Stars in his Eyes
Soho, Mayfair, Lyme Regis, Selfridges and, of course, Smithfield. Chef Mark Hix has a finger in a lot of pies — a fitting analogy, perhaps, for the man who’s known for his innovative take on the traditional Cornish Stargazy Pie, which he served up four years ago on BBC2’s The Great British Menu.
It’s a bit of an empire, really. Besides restaurants in all these places, which he scoots between, he’s got an events-catering business (he’s running the restaurant again at the Frieze art fair this year), an online shop selling goodies from his numerous foodie collaborations, and a regular column in The Independent. Perhaps it’s a reaction to having been high up in someone else’s empire (he worked for Caprice Holdings for 17 years)? “Basically, I should have done it years ago,” he states, plainly. “It’s nice being your own man and having the freedom to do what you want.”
It all started in Clerkenwell. In 2008, he took over the old-timer seafood restaurant Rudland & Stubbs in Greenhill Rents (“a scruffy back alley” off Cowcross Street), quickly turning it — without having to do much of a refit, he admits — into the Hix Oyster & Chop House. “I wanted to hark back to old-fashioned chop houses… Big chunks of meat, on the bone.” Other than the concept, however, there’s nothing old-fashioned about the place. The menu is so up to date, it changes daily and the interior is pure pared-back chic: wooden floors, a marble bar, brick-shaped tiles, lots of white linen.
Once it opened, there was just one visible hangover from the past, though. “Literally on our first day, this 70-year-old guy just walked in, straight past reception, and sat down at the bar. I thought it was rather odd, so I went over to chat to him. He said, ‘This is my seat, I’ve been coming here for 20 years and I’m really glad you’re here.’ Roy stayed a regular of ours until the day he died.”
It would seem logical for Hix to source his big chunks of meat on the bone from Smithfield Market, but instead he prefers to use the people he knows, small, independent suppliers. In some instances, he’s even his own supplier; when he’s down in Dorset visiting his restaurant in Lyme Regis, he likes to fish and forage. And, in London, he smokes his own salmon (oak and apple flavour) — he used to do this at home when he lived up the road in De Beauvoir, now he does it on the roof of Selfridges.

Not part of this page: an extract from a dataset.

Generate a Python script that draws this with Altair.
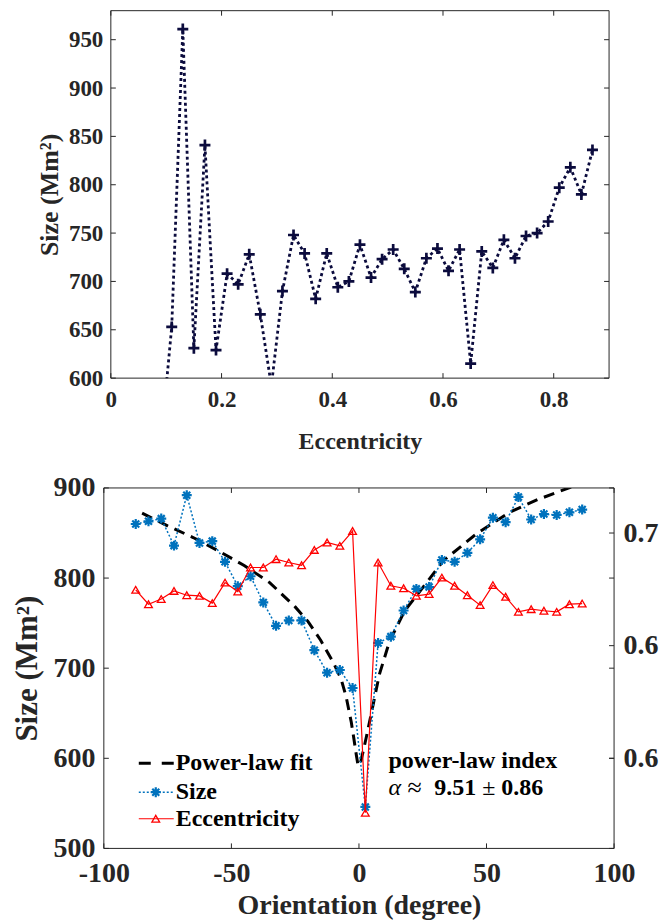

How he’s got the time to also be working on two potential new restaurant projects, whoever knows. Making you feel lazy? Don’t even think about what roast to cook this Sunday. Instead, head down to the Chop House for the Sunday Lunch Club, which has just relaunched this month: “It’s basically a no-choice menu. You get a selection of starters to share, then roast beef or roast chicken, and that’s it. It’s a fixed price and everyone eats at the same time.” Sounds like my kind of club.